It will surprise few to learn that the big picture often slips unnoticed past Washington's window.
The tea party movement -- organic, angry and thriving -- is only the most recent to take insiders by surprise. Out yonder, among shuttered storefronts and leaner lifestyles, the tea party has been a predictable response to supersized government spending and aggressive hubris.
Another movement percolating right in front of our noses seems to be equally invisible to establishment eyes. Independents -- neither right nor left, but smack dab in the broad middle -- today constitute 42 percent of the electorate, according to a recent CBS/New York Times poll.
Approximately 70 million strong, these are America's new homeless class, people who are equally disgusted with both traditional parties and the special interests that control them. They're all ages, sexes, races and ethnicities, though younger Americans are crowding the front rows. Of those born after 1977, 44 percent self-identify as independent.
Independents as a group outnumber either party, in other words. Yet, given the hyperpartisanship that began under George W. Bush -- and that has accelerated during President Obama's first year, thanks in large part to the Internet -- one would think that America were divided into hard left and hard right.
We're not. We're a vast middle, slightly right-of-center nation. How is it that so many feel so disenfranchised by so few?
I run into the politically homeless everywhere I go. Meet two South Carolina men named Joe, with whom I chatted over the Christmas holiday. Neither a plumber nor a six-pack, both are successful businessmen and lifelong Republicans now wandering the political desert. Fiscal conservatives alienated by the GOP excesses, they're equally loath to identify themselves as Democrats.
Fast forward to the University of Pennsylvania where I spoke to a journalism class a few weeks ago. I talked a bit about the wingnuttery that has hijacked politics and how some of us who consider ourselves moderates (otherwise known as apostates) have decided it's time to denounce the harsh partisans who feed on polarization. It's time to give independents a voice.
This is, of course, a punch line in true-believer circles, where independents are considered squishy and lacking in principled conviction. This has never been true, or else George Washington, John Adams, Thomas Jefferson, Dwight Eisenhower and Ronald Reagan, among others, never would have been president. Reagan probably wouldn't win his party's nomination today.
The far left is equally nutty. For every Pat Robertson, there's an Al Sharpton, as John McCain pointed out in Virginia Beach in 2000, possibly his best speech ever. But how has this happened? Why have we given the loudest voices so much power when their numbers are so few?

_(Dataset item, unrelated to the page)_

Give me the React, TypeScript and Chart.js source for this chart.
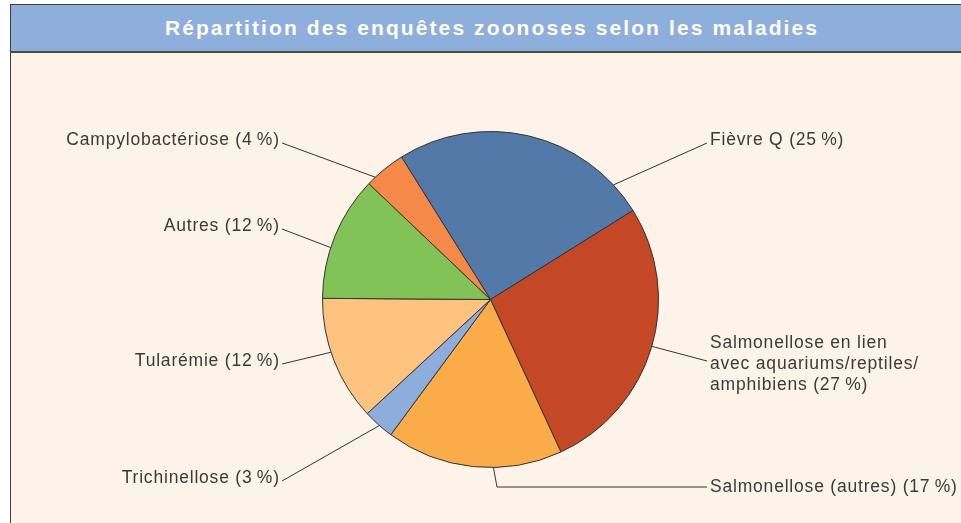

As John Avlon writes in his book, "Wingnuts," the lunatic fringe may have networks and netroots, "but we [centrists] have the numbers." Isn't it time we stand up to the extremes on both sides?
After the Penn class, a female student approached and said in a low, almost conspiratorial voice: "You know, what you said in there? Please do that. Do it soon."
It's fine to be angry about bad policies; it's fine to hold politicians' (and journalists') feet to the fire. But it is not fine to demonize dissent and cultivate rage. We should know by now where demagoguery leads.
America's first popularly elected female senator, Maine's Margaret Chase Smith, knew -- and she bravely faced down fellow Sen. Joseph McCarthy in 1950 with her "Declaration of Conscience" against hate and character assassination. Twenty years later, on the anniversary of her declaration, she wrote words that resonate yet again:
"It is time that the great center of our people, those who reject the violence and unreasonableness of both the extreme right and the extreme left . . . shed their intimidated silence and declared their consciences."